Output directory (OUTPUT_DIR) will be structured as:
OUTPUT_DIR/
├── SRR1/
│ ├── sample1_cleaned_1.fastq
│ ├── sample1_cleaned_2.fastq
│ ├── fastp_report_sample1.html
│ └── fastp_report_sample1.json
├── SRR2/
│ ├── sample2_cleaned_1.fastq
│ ├── sample2_cleaned_2.fastq
│ ├── fastp_report_sample2.html
│ └── fastp_report_sample2.json
└── ...
The script navigates to the directory containing raw FASTQ files.
It loops through each SRR directory.
For each SRR:
It creates a corresponding output directory.
It identifies the sample name from the FASTQ file names.

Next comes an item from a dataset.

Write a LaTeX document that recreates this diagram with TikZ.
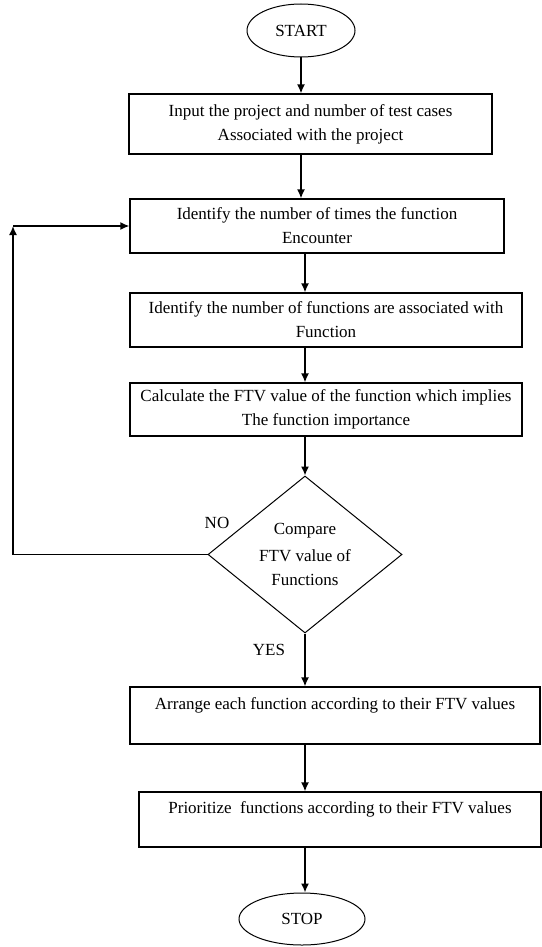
\documentclass[tikz,border=0pt]{standalone}
\usepackage{fontspec}
\setmainfont{Liberation Serif}
\usetikzlibrary{shapes.geometric,arrows.meta}
\tikzset{
    terminal/.style={
        draw, ellipse, line width=1pt,
        inner sep=0pt, text=black
    },
    process/.style={
        draw, rectangle, line width=1.2pt,
        align=center, inner sep=0pt, text=black
    },
    decision/.style={
        draw, diamond, line width=1pt,
        align=center, inner sep=0pt, text=black
    },
    answer/.style={inner sep=0pt, text=black},
    connect/.style={-{Latex[length=9pt,width=8pt]}, line width=1.5pt},
    x=1pt, y=-1pt,
    every node/.style={font=\fontsize{17}{24}\selectfont}
}
\begin{document}
\begin{tikzpicture}
	\useasboundingbox (0,0) rectangle (541,947);

	\node[terminal, minimum width=108pt, minimum height=53pt] (start) at (301,30.5) {START};
	\node[process, minimum width=363pt, minimum height=60pt] (input) at (310.5,124)
	    {Input the project and number of test cases\\Associated with the project};
	\node[process, minimum width=374pt, minimum height=54pt] (times) at (317,226)
	    {Identify the number of times the function\\Encounter};
	\node[process, minimum width=392pt, minimum height=54pt] (assoc) at (326,320)
	    {Identify the number of functions are associated with\\Function};
	\node[process, minimum width=392pt, minimum height=53pt] (calc) at (326,409.5)
	    {Calculate the FTV value of the function which implies\\The function importance};
	\node[decision, minimum width=194pt, minimum height=157pt] (comp) at (305,554.5)
	    {Compare\\[3pt]FTV value of\\Functions};
	\node[process, minimum width=410pt, minimum height=57pt] (arrange) at (335,715.5)
	    {Arrange each function according to their FTV values\\\mbox{}};
	\node[process, minimum width=402pt, minimum height=55pt] (prio) at (340,819.5)
	    {Prioritize\ \ functions according to their FTV values\\\mbox{}};
	\node[terminal, minimum width=126pt, minimum height=52pt] (stop) at (302,919) {STOP};

	\node[answer] (no) at (217,523) {NO};
	\node[answer] (yes) at (269,650) {YES};
	\coordinate (loop) at (13,226);

	\draw[connect] (start) -- (input.north -| start);
	\draw[connect] (input.south -| start) -- (times.north -| start);
	\draw[connect] (times.south -| comp) -- (assoc.north -| comp);
	\draw[connect] (assoc.south -| comp) -- (calc.north -| comp);
	\draw[connect] (calc.south -| comp.north) -- (comp.north);
	\draw[connect] (comp.south) -- (arrange.north -| comp.south);
	\draw[connect] (arrange.south -| comp) -- (prio.north -| comp);
	\draw[connect] (prio.south -| comp) -- (stop.north -| comp);
	\draw[connect] (comp.west) -| (loop);
	\draw[connect] (loop) -- (times.west);
\end{tikzpicture}
\end{document}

If output files don't already exist, it runs fastp on the paired-end files.
It generates cleaned FASTQ files and fastp reports.
The script continues to the next SRR directory until all are processed.
Error Handling
The script checks for the correct number of arguments.
It verifies if it can enter the FASTQ directory.
It checks if output files already exist to avoid unnecessary processing.
It reports any errors during the fastp processing.
Note
Ensure that your input FASTQ files follow the naming convention *_1.fastq and *_2.fastq for paired-end reads.